More than 1,400 white-sided dolphins were culled in a day in what is believed to be the single biggest catch in the northern archipelago.
“There is no doubt that the Faroe whale hunts are a dramatic sight to people unfamiliar to the hunts and slaughter of mammals,” a government spokesman told AFP.
However, such hunts are told to be well organised and fully regulated, according to the official.
North Atlantic islands, which have a population of 50,000 people, typically engage in hunting pilot whales and not dolphins, according to the spokesperson.
Meanwhile, local television journalist, Hallur av Ran has been quoted as saying, “There are usually a few of them in the ‘grind’, but we normally don’t kill such a large number.
The islands follow a “grindadrap” practice, whereby the hunters try to surround the whales with a wide semi-circle of fishing boats forcing them to drive into a bay where they are beached and slaughtered.

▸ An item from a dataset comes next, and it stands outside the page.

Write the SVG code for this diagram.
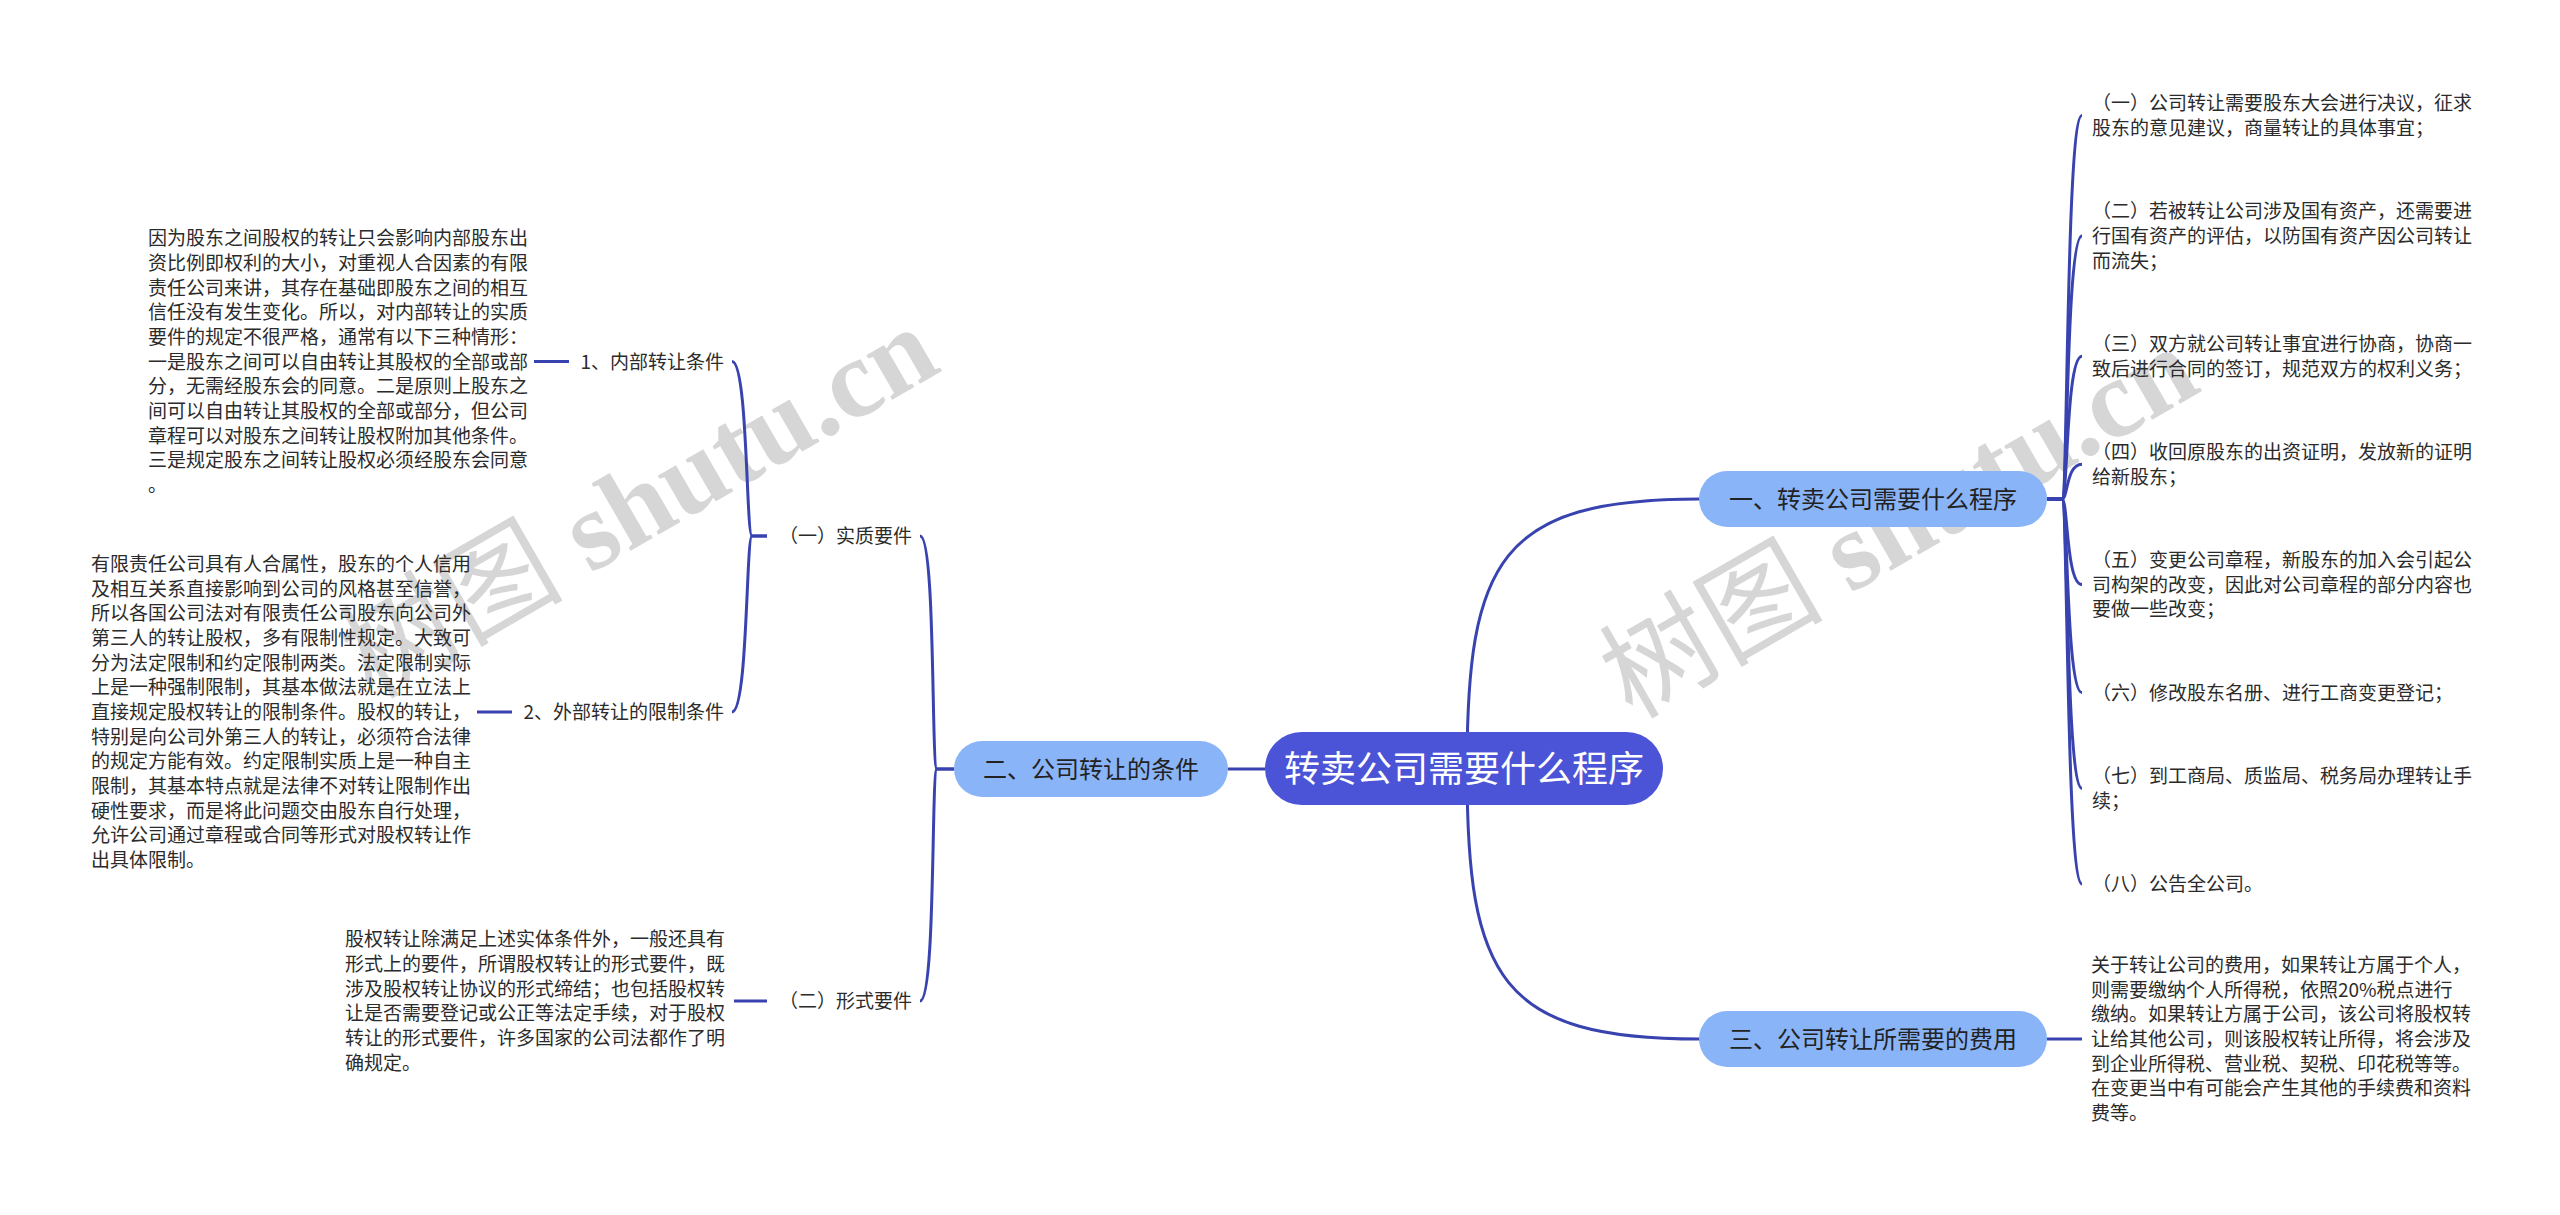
<svg xmlns="http://www.w3.org/2000/svg" width="2560" height="1215" viewBox="0 0 2560 1215">
<style>
.t{font-family:"Noto Sans CJK SC","Noto Sans",sans-serif;font-size:19px;fill:#2b2b2b}
.e{text-anchor:end}
.n2{font-family:"Noto Sans CJK SC","Noto Sans",sans-serif;font-size:24px;fill:#222;text-anchor:middle}
.root{font-family:"Noto Sans CJK SC","Noto Sans",sans-serif;font-size:36px;fill:#fff;text-anchor:middle}
.c{fill:none;stroke:#3843b0;stroke-width:3}
.sub{fill:#8ab4f8}
.wm{font-family:"Liberation Serif","Noto Sans CJK SC",serif;font-size:112px;fill:#d6d6d6}
.wb{font-weight:bold}
</style>
<rect width="2560" height="1215" fill="#fff"/>
<g id="watermarks">
<text class="wm" transform="translate(372 700) rotate(-30)">树图 <tspan class="wb">shutu.cn</tspan></text>
<text class="wm" transform="translate(1632 720) rotate(-30)">树图 <tspan class="wb">shutu.cn</tspan></text>
</g>
<g id="connectors">
<path class="c" d="M1265 769H1228"/>
<path class="c" d="M1467 769C1467 560 1500 499 1700 499"/>
<path class="c" d="M1467 769C1467 978 1500 1039 1700 1039"/>
<path class="c" d="M954 769H937C931 769 936 536 920 536"/>
<path class="c" d="M954 769H937C931 769 936 1001 920 1001"/>
<path class="c" d="M767 536H752C746 536 748 361.5 732 361.5"/>
<path class="c" d="M767 536H752C746 536 748 712 732 712"/>
<path class="c" d="M767 1001H734"/>
<path class="c" d="M569 361.5H534"/>
<path class="c" d="M512 712H477"/>
<path class="c" d="M2047 499H2062C2068 499 2066 115.5 2082 115.5"/>
<path class="c" d="M2047 499H2062C2068 499 2066 235.9 2082 235.9"/>
<path class="c" d="M2047 499H2062C2068 499 2066 356.2 2082 356.2"/>
<path class="c" d="M2047 499H2062C2068 499 2066 464.2 2082 464.2"/>
<path class="c" d="M2047 499H2062C2068 499 2066 584.6 2082 584.6"/>
<path class="c" d="M2047 499H2062C2068 499 2066 692.6 2082 692.6"/>
<path class="c" d="M2047 499H2062C2068 499 2066 788.3 2082 788.3"/>
<path class="c" d="M2047 499H2062C2068 499 2066 884 2082 884"/>
<path class="c" d="M2047 1039H2082"/>
</g>
<g id="root">
<rect x="1265" y="732" width="398" height="73" rx="36.5" fill="#4b54d6"/>
<text class="root" x="1464" y="782">转卖公司需要什么程序</text>
</g>
<g id="n1">
<rect class="sub" x="1699" y="471" width="348" height="56" rx="28"/>
<text class="n2" x="1873" y="508">一、转卖公司需要什么程序</text>
</g>
<g id="n2">
<rect class="sub" x="954" y="741" width="274" height="56" rx="28"/>
<text class="n2" x="1091" y="778">二、公司转让的条件</text>
</g>
<g id="n3">
<rect class="sub" x="1699" y="1011" width="348" height="56" rx="28"/>
<text class="n2" x="1873" y="1048">三、公司转让所需要的费用</text>
</g>
<g id="n1-1"><text class="t" x="2092" y="110.2"><tspan x="2092">（一）公司转让需要股东大会进行决议，征求</tspan><tspan x="2092" dy="24.67">股东的意见建议，商量转让的具体事宜；</tspan></text></g>
<g id="n1-2"><text class="t" x="2092" y="218.2"><tspan x="2092">（二）若被转让公司涉及国有资产，还需要进</tspan><tspan x="2092" dy="24.67">行国有资产的评估，以防国有资产因公司转让</tspan><tspan x="2092" dy="24.67">而流失；</tspan></text></g>
<g id="n1-3"><text class="t" x="2092" y="350.9"><tspan x="2092">（三）双方就公司转让事宜进行协商，协商一</tspan><tspan x="2092" dy="24.67">致后进行合同的签订，规范双方的权利义务；</tspan></text></g>
<g id="n1-4"><text class="t" x="2092" y="458.9"><tspan x="2092">（四）收回原股东的出资证明，发放新的证明</tspan><tspan x="2092" dy="24.67">给新股东；</tspan></text></g>
<g id="n1-5"><text class="t" x="2092" y="566.9"><tspan x="2092">（五）变更公司章程，新股东的加入会引起公</tspan><tspan x="2092" dy="24.67">司构架的改变，因此对公司章程的部分内容也</tspan><tspan x="2092" dy="24.67">要做一些改变；</tspan></text></g>
<g id="n1-6"><text class="t" x="2092" y="699.6">（六）修改股东名册、进行工商变更登记；</text></g>
<g id="n1-7"><text class="t" x="2092" y="783"><tspan x="2092">（七）到工商局、质监局、税务局办理转让手</tspan><tspan x="2092" dy="24.67">续；</tspan></text></g>
<g id="n1-8"><text class="t" x="2092" y="891">（八）公告全公司。</text></g>
<g id="n3-1"><text class="t" x="2091" y="972"><tspan x="2091">关于转让公司的费用，如果转让方属于个人，</tspan><tspan x="2091" dy="24.67">则需要缴纳个人所得税，依照20%税点进行</tspan><tspan x="2091" dy="24.67">缴纳。如果转让方属于公司，该公司将股权转</tspan><tspan x="2091" dy="24.67">让给其他公司，则该股权转让所得，将会涉及</tspan><tspan x="2091" dy="24.67">到企业所得税、营业税、契税、印花税等等。</tspan><tspan x="2091" dy="24.67">在变更当中有可能会产生其他的手续费和资料</tspan><tspan x="2091" dy="24.67">费等。</tspan></text></g>
<g id="n2-1"><text class="t" x="779" y="543">（一）实质要件</text></g>
<g id="n2-2"><text class="t" x="779" y="1008">（二）形式要件</text></g>
<g id="n2-1-1"><text class="t e" x="724" y="368.5">1、内部转让条件</text></g>
<g id="n2-1-2"><text class="t e" x="724" y="719">2、外部转让的限制条件</text></g>
<g id="n2-1-1-1"><text class="t" x="148" y="245.2"><tspan x="148">因为股东之间股权的转让只会影响内部股东出</tspan><tspan x="148" dy="24.67">资比例即权利的大小，对重视人合因素的有限</tspan><tspan x="148" dy="24.67">责任公司来讲，其存在基础即股东之间的相互</tspan><tspan x="148" dy="24.67">信任没有发生变化。所以，对内部转让的实质</tspan><tspan x="148" dy="24.67">要件的规定不很严格，通常有以下三种情形：</tspan><tspan x="148" dy="24.67">一是股东之间可以自由转让其股权的全部或部</tspan><tspan x="148" dy="24.67">分，无需经股东会的同意。二是原则上股东之</tspan><tspan x="148" dy="24.67">间可以自由转让其股权的全部或部分，但公司</tspan><tspan x="148" dy="24.67">章程可以对股东之间转让股权附加其他条件。</tspan><tspan x="148" dy="24.67">三是规定股东之间转让股权必须经股东会同意</tspan><tspan x="148" dy="24.67">。</tspan></text></g>
<g id="n2-1-2-1"><text class="t" x="91" y="571"><tspan x="91">有限责任公司具有人合属性，股东的个人信用</tspan><tspan x="91" dy="24.67">及相互关系直接影响到公司的风格甚至信誉，</tspan><tspan x="91" dy="24.67">所以各国公司法对有限责任公司股东向公司外</tspan><tspan x="91" dy="24.67">第三人的转让股权，多有限制性规定。大致可</tspan><tspan x="91" dy="24.67">分为法定限制和约定限制两类。法定限制实际</tspan><tspan x="91" dy="24.67">上是一种强制限制，其基本做法就是在立法上</tspan><tspan x="91" dy="24.67">直接规定股权转让的限制条件。股权的转让，</tspan><tspan x="91" dy="24.67">特别是向公司外第三人的转让，必须符合法律</tspan><tspan x="91" dy="24.67">的规定方能有效。约定限制实质上是一种自主</tspan><tspan x="91" dy="24.67">限制，其基本特点就是法律不对转让限制作出</tspan><tspan x="91" dy="24.67">硬性要求，而是将此问题交由股东自行处理，</tspan><tspan x="91" dy="24.67">允许公司通过章程或合同等形式对股权转让作</tspan><tspan x="91" dy="24.67">出具体限制。</tspan></text></g>
<g id="n2-2-1"><text class="t" x="345" y="946.3"><tspan x="345">股权转让除满足上述实体条件外，一般还具有</tspan><tspan x="345" dy="24.67">形式上的要件，所谓股权转让的形式要件，既</tspan><tspan x="345" dy="24.67">涉及股权转让协议的形式缔结；也包括股权转</tspan><tspan x="345" dy="24.67">让是否需要登记或公正等法定手续，对于股权</tspan><tspan x="345" dy="24.67">转让的形式要件，许多国家的公司法都作了明</tspan><tspan x="345" dy="24.67">确规定。</tspan></text></g>
</svg>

“It looks quite extreme and it took some time to kill them all, while it’s usually pretty quick,” av Rana said.
The photos of bloodied corpses of more than 1,000 Atlantic white-sided dolphins emerging in social media sparked outrage. While 53 percent of the islands’ population are opposed to the “grind”, there are no plans to abolish the practice informed av Rana. The authorities insist it is a sustainable way of hunting.
The practice has been described as barbaric by charity Sea Shepherd, which is campaigning against the hunting of whales and dolphins. It is not a big deal for the island nation which has an estimated 100,000 pilot whales in the waters and around 600 were killed last year.